## [Set exercise]
Sift the material for lines containing "code", and return them.

## [Source material]
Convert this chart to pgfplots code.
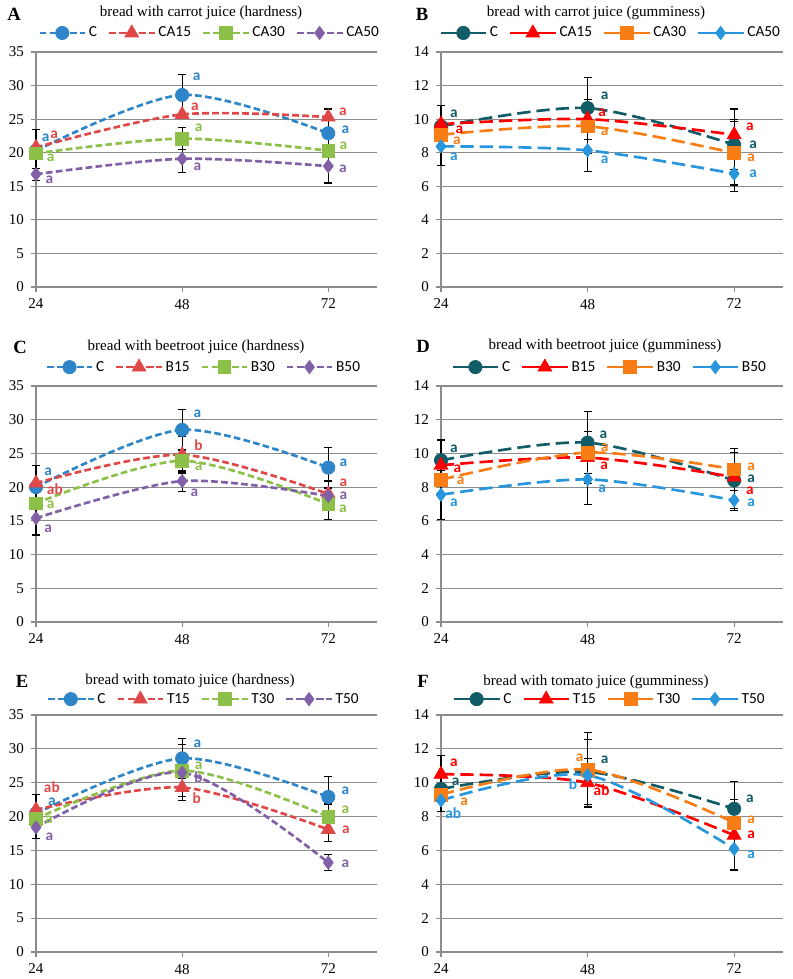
\documentclass[border=0pt]{standalone}
\usepackage{fontspec}
\setmainfont{Liberation Serif}
\newfontfamily\calibri{Carlito}
\usepackage{pgfplots}
\pgfplotsset{compat=1.18}
\definecolor{gridgray}{RGB}{140,140,140}
\definecolor{hC}{RGB}{46,134,201}
\definecolor{hR}{RGB}{224,72,72}
\definecolor{hG}{RGB}{140,192,72}
\definecolor{hP}{RGB}{130,96,168}
\definecolor{gC}{RGB}{17,92,102}
\definecolor{gR}{RGB}{255,0,0}
\definecolor{gO}{RGB}{247,125,20}
\definecolor{gB}{RGB}{40,150,220}
\newcommand{\lab}[4]{\node[font=\calibri\bfseries\fontsize{11.5}{13}\selectfont, text=#1, inner sep=0pt, text height=1.05ex, text depth=0pt] at (axis cs:#2,#3) {#4};}
\pgfplotsset{
 panel/.style={
   scale only axis,
   xmin=24, xmax=80, xtick={24,48,72},
   axis x line*=bottom, axis y line*=left,
   axis line style={gridgray, line width=0.9pt},
   ymajorgrids, grid style={gridgray, line width=0.9pt},
   tick style={gridgray, line width=0.9pt},
   tick align=outside, major tick length=4pt,
   /pgf/number format/assume math mode=true,
   ticklabel style={font=\fontsize{11.25}{13}\selectfont},
   yticklabel style={xshift=-1.5pt},
   xticklabel style={yshift=-1.5pt},
   clip=false,
   legend columns=4,
   legend style={draw=none, fill=none, font=\calibri\fontsize{11.5}{13}\selectfont, anchor=center, inner sep=0pt,
     /tikz/every even column/.append style={column sep=6pt}},
   legend cell align=left,
 },
 hard/.style={panel, ymin=0, ymax=35, ytick={0,5,...,35},
   every axis plot/.append style={smooth, line width=2pt, dash pattern=on 5pt off 2.5pt},
   legend image code/.code={\draw[mark repeat=2,mark phase=2,##1] plot coordinates {(0pt,0pt)(17pt,0pt)(34pt,0pt)};}},
 gum/.style={panel, ymin=0, ymax=14, ytick={0,2,...,14},
   every axis plot/.append style={smooth, line width=2pt, dash pattern=on 10pt off 4.5pt},
   legend image code/.code={\draw[mark repeat=2,mark phase=2,##1,solid] plot coordinates {(0pt,0pt)(17pt,0pt)(34pt,0pt)};}},
 errs/.style={forget plot, only marks, mark=none, error bars/.cd, y dir=both, y explicit,
   error bar style={black, solid, line width=0.9pt},
   error mark options={black, solid, rotate=90, mark size=3pt, line width=0.9pt}},
 sC/.style={#1, mark=*, mark size=5pt, mark options={solid, line width=0.5pt}},
 sT/.style={#1, mark=triangle*, mark size=6pt, mark options={solid, line width=0.5pt}},
 sS/.style={#1, mark=square*, mark size=4.8pt, mark options={solid, line width=0.5pt}},
 sD/.style={#1, mark=diamond*, mark size=5pt, mark options={solid, line width=0.5pt}},
}
\begin{document}
\begin{tikzpicture}
% ---------------- A ----------------
\begin{axis}[hard, at={(36*0.75pt,-287*0.75pt)}, anchor=south west, width=341*0.75pt, height=235*0.75pt,
  legend style={at={(axis description cs:0.51,1.081)}}, legend entries={C,CA15,CA30,CA50}]
\addplot[errs] table[row sep=\\, y error=e] {x y e\\ 24 20.3 3.2\\ 24 16.8 0.9\\ 48 28.6 3.0\\ 48 22.1 1.6\\ 48 19.1 2.0\\ 72 22.9 3.6\\ 72 18.0 2.5\\};
\addplot[sC=hC] table[row sep=\\] {x y\\ 24 20.3\\ 48 28.6\\ 72 22.9\\};
\addplot[sT=hR] table[row sep=\\] {x y\\ 24 20.8\\ 48 25.7\\ 72 25.3\\};
\addplot[sS=hG] table[row sep=\\] {x y\\ 24 19.9\\ 48 22.1\\ 72 20.3\\};
\addplot[sD=hP] table[row sep=\\] {x y\\ 24 16.8\\ 48 19.1\\ 72 18.0\\};
\lab{hC}{25.6}{22.1}{a}\lab{hR}{27.0}{22.6}{a}\lab{hG}{26.4}{19.2}{a}\lab{hP}{26.2}{15.9}{a}
\lab{hC}{50.4}{31.2}{a}\lab{hR}{50.1}{26.7}{a}\lab{hG}{50.7}{23.6}{a}\lab{hP}{50.5}{17.9}{a}
\lab{hR}{74.4}{26.0}{a}\lab{hC}{74.8}{23.3}{a}\lab{hG}{74.5}{20.9}{a}\lab{hP}{74.4}{17.5}{a}
\end{axis}
% ---------------- B ----------------
\begin{axis}[gum, at={(441*0.75pt,-287*0.75pt)}, anchor=south west, width=342*0.75pt, height=235*0.75pt,
  legend style={at={(axis description cs:0.497,1.081)}}, legend entries={C,CA15,CA30,CA50}]
\addplot[errs] table[row sep=\\, y error=e] {x y e\\ 24 9.6 1.2\\ 24 8.35 1.1\\ 48 10.65 1.85\\ 48 9.57 1.6\\ 48 8.15 1.25\\ 72 9.1 1.5\\ 72 8.5 1.5\\ 72 6.75 1.05\\ 72 7.98 1.9\\};
\addplot[sC=gC] table[row sep=\\] {x y\\ 24 9.57\\ 48 10.66\\ 72 8.48\\};
\addplot[sT=gR] table[row sep=\\] {x y\\ 24 9.7\\ 48 10.0\\ 72 9.07\\};
\addplot[sS=gO] table[row sep=\\] {x y\\ 24 9.07\\ 48 9.57\\ 72 7.98\\};
\addplot[sD=gB] table[row sep=\\] {x y\\ 24 8.38\\ 48 8.14\\ 72 6.75\\};
\lab{gC}{26.1}{10.3}{a}\lab{gR}{27.0}{9.31}{a}\lab{gO}{26.6}{8.7}{a}\lab{gB}{26.1}{7.7}{a}
\lab{gC}{50.8}{11.36}{a}\lab{gR}{50.4}{10.37}{a}\lab{gO}{50.8}{9.21}{a}\lab{gB}{50.8}{7.55}{a}
\lab{gR}{74.6}{9.51}{a}\lab{gC}{75.1}{8.44}{a}\lab{gO}{74.8}{7.64}{a}\lab{gB}{75.1}{6.69}{a}
\end{axis}
% ---------------- C ----------------
\begin{axis}[hard, at={(36*0.75pt,-622*0.75pt)}, anchor=south west, width=341*0.75pt, height=236*0.75pt,
  legend style={at={(axis description cs:0.493,1.08)}}, legend entries={C,B15,B30,B50}]
\addplot[errs] table[row sep=\\, y error=e] {x y e\\ 24 20.0 3.2\\ 24 15.4 2.5\\ 48 28.5 3.0\\ 48 24.8 2.7\\ 48 23.9 1.7\\ 48 20.9 1.5\\ 72 22.9 3.0\\ 72 18.7 2.2\\ 72 17.5 2.3\\};
\addplot[sC=hC] table[row sep=\\] {x y\\ 24 20.0\\ 48 28.5\\ 72 22.9\\};
\addplot[sT=hR] table[row sep=\\] {x y\\ 24 20.6\\ 48 24.8\\ 72 19.0\\};
\addplot[sS=hG] table[row sep=\\] {x y\\ 24 17.6\\ 48 23.9\\ 72 17.5\\};
\addplot[sD=hP] table[row sep=\\] {x y\\ 24 15.4\\ 48 20.9\\ 72 18.7\\};
\lab{hC}{26.0}{22.2}{a}\lab{hR}{27.1}{19.4}{ab}\lab{hG}{26.4}{17.3}{a}\lab{hP}{26.0}{13.8}{a}
\lab{hC}{50.5}{30.8}{a}\lab{hR}{50.7}{25.9}{b}\lab{hG}{50.7}{23.0}{a}\lab{hP}{50.0}{19.1}{a}
\lab{hC}{74.5}{23.5}{a}\lab{hR}{74.5}{20.5}{a}\lab{hP}{74.5}{18.7}{a}\lab{hG}{74.4}{16.7}{a}
\end{axis}
% ---------------- D ----------------
\begin{axis}[gum, at={(441*0.75pt,-622*0.75pt)}, anchor=south west, width=342*0.75pt, height=236*0.75pt,
  legend style={at={(axis description cs:0.494,1.08)}}, legend entries={C,B15,B30,B50}]
\addplot[errs] table[row sep=\\, y error=e] {x y e\\ 24 9.6 1.2\\ 24 7.55 1.45\\ 48 10.64 1.85\\ 48 9.75 1.55\\ 48 8.46 1.5\\ 72 9.06 1.25\\ 72 8.4 1.65\\ 72 7.22 0.6\\};
\addplot[sC=gC] table[row sep=\\] {x y\\ 24 9.59\\ 48 10.64\\ 72 8.4\\};
\addplot[sT=gR] table[row sep=\\] {x y\\ 24 9.3\\ 48 9.75\\ 72 8.6\\};
\addplot[sS=gO] table[row sep=\\] {x y\\ 24 8.44\\ 48 10.05\\ 72 9.06\\};
\addplot[sD=gB] table[row sep=\\] {x y\\ 24 7.55\\ 48 8.46\\ 72 7.22\\};
\lab{gC}{26.1}{10.24}{a}\lab{gR}{26.7}{9.06}{a}\lab{gO}{27.2}{8.36}{a}\lab{gB}{26.1}{7.06}{a}
\lab{gC}{50.6}{11.07}{a}\lab{gO}{50.8}{10.28}{a}\lab{gR}{50.7}{9.23}{a}\lab{gB}{50.4}{7.87}{a}
\lab{gO}{74.8}{9.15}{a}\lab{gC}{74.8}{8.45}{a}\lab{gR}{74.6}{7.76}{a}\lab{gB}{74.8}{7.06}{a}
\end{axis}
% ---------------- E ----------------
\begin{axis}[hard, at={(36*0.75pt,-952*0.75pt)}, anchor=south west, width=341*0.75pt, height=237*0.75pt,
  legend style={at={(axis description cs:0.493,1.067)}}, legend entries={C,T15,T30,T50}]
\addplot[errs] table[row sep=\\, y error=e] {x y e\\ 24 21.0 2.3\\ 24 18.4 1.6\\ 48 28.6 2.9\\ 48 26.8 3.8\\ 48 24.3 1.9\\ 72 22.9 3.0\\ 72 19.96 1.9\\ 72 18.1 1.8\\ 72 13.2 1.2\\};
\addplot[sC=hC] table[row sep=\\] {x y\\ 24 20.45\\ 48 28.6\\ 72 22.9\\};
\addplot[sT=hR] table[row sep=\\] {x y\\ 24 21.0\\ 48 24.3\\ 72 18.1\\};
\addplot[sS=hG] table[row sep=\\] {x y\\ 24 19.7\\ 48 26.8\\ 72 19.96\\};
\addplot[sD=hP] table[row sep=\\] {x y\\ 24 18.4\\ 48 26.5\\ 72 13.2\\};
\lab{hR}{26.6}{24.1}{ab}\lab{hC}{26.6}{22.1}{a}\lab{hG}{26.1}{19.4}{a}\lab{hP}{26.2}{16.9}{a}
\lab{hC}{50.5}{30.7}{a}\lab{hG}{50.7}{27.4}{a}\lab{hP}{50.7}{25.5}{b}\lab{hR}{50.4}{22.4}{b}
\lab{hC}{74.8}{23.8}{a}\lab{hG}{74.8}{21.0}{a}\lab{hR}{74.9}{18.0}{a}\lab{hP}{74.8}{13.0}{a}
\end{axis}
% ---------------- F ----------------
\begin{axis}[gum, at={(441*0.75pt,-952*0.75pt)}, anchor=south west, width=342*0.75pt, height=237*0.75pt,
  legend style={at={(axis description cs:0.494,1.067)}}, legend entries={C,T15,T30,T50}]
\addplot[errs] table[row sep=\\, y error=e] {x y e\\ 24 10.5 1.1\\ 24 8.96 0.65\\ 48 10.78 2.2\\ 48 10.64 1.92\\ 48 10.0 1.43\\ 72 8.46 1.6\\ 72 6.9 2.1\\ 72 6.09 1.2\\};
\addplot[sC=gC] table[row sep=\\] {x y\\ 24 9.63\\ 48 10.64\\ 72 8.46\\};
\addplot[sT=gR] table[row sep=\\] {x y\\ 24 10.5\\ 48 10.0\\ 72 6.9\\};
\addplot[sS=gO] table[row sep=\\] {x y\\ 24 9.3\\ 48 10.78\\ 72 7.65\\};
\addplot[sD=gB] table[row sep=\\] {x y\\ 24 8.96\\ 48 10.44\\ 72 6.09\\};
\lab{gR}{26.1}{11.17}{a}\lab{gC}{26.4}{10.03}{a}\lab{gO}{27.8}{8.84}{a}\lab{gB}{26.0}{8.1}{ab}
\lab{gO}{46.7}{11.47}{a}\lab{gC}{50.8}{11.31}{a}\lab{gB}{45.6}{9.79}{b}\lab{gR}{50.3}{9.43}{ab}
\lab{gC}{74.6}{9.04}{a}\lab{gO}{74.8}{7.77}{a}\lab{gR}{74.8}{6.88}{a}\lab{gB}{74.8}{5.70}{a}
\end{axis}
% titles and panel letters
\begin{scope}[every node/.style={inner sep=0pt}]
\node[font=\fontsize{11.3}{13}\selectfont] at (201*0.75pt,-13*0.75pt) {bread with carrot juice (hardness)};
\node[font=\fontsize{11.3}{13}\selectfont] at (596*0.75pt,-13*0.75pt) {bread with carrot juice (gumminess)};
\node[font=\fontsize{11.3}{13}\selectfont] at (196*0.75pt,-347*0.75pt) {bread with beetroot juice (hardness)};
\node[font=\fontsize{11.3}{13}\selectfont] at (605*0.75pt,-346*0.75pt) {bread with beetroot juice (gumminess)};
\node[font=\fontsize{11.3}{13}\selectfont] at (190*0.75pt,-681*0.75pt) {bread with tomato juice (hardness)};
\node[font=\fontsize{11.3}{13}\selectfont] at (596*0.75pt,-682*0.75pt) {bread with tomato juice (gumminess)};
\node[font=\bfseries\fontsize{14}{16}\selectfont] at (14*0.75pt,-14*0.75pt) {A};
\node[font=\bfseries\fontsize{14}{16}\selectfont] at (422*0.75pt,-14*0.75pt) {B};
\node[font=\bfseries\fontsize{14}{16}\selectfont] at (20*0.75pt,-347*0.75pt) {C};
\node[font=\bfseries\fontsize{14}{16}\selectfont] at (423*0.75pt,-346*0.75pt) {D};
\node[font=\bfseries\fontsize{14}{16}\selectfont] at (22*0.75pt,-681*0.75pt) {E};
\node[font=\bfseries\fontsize{14}{16}\selectfont] at (423*0.75pt,-681*0.75pt) {F};
\end{scope}
\pgfresetboundingbox
\useasboundingbox (0,0) rectangle (594.75pt,-734.25pt);
\end{tikzpicture}
\end{document}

## [Result of the task]
Convert this chart to pgfplots code.
   legend image code/.code={\draw[mark repeat=2,mark phase=2,##1] plot coordinates {(0pt,0pt)(17pt,0pt)(34pt,0pt)};}},
   legend image code/.code={\draw[mark repeat=2,mark phase=2,##1,solid] plot coordinates {(0pt,0pt)(17pt,0pt)(34pt,0pt)};}},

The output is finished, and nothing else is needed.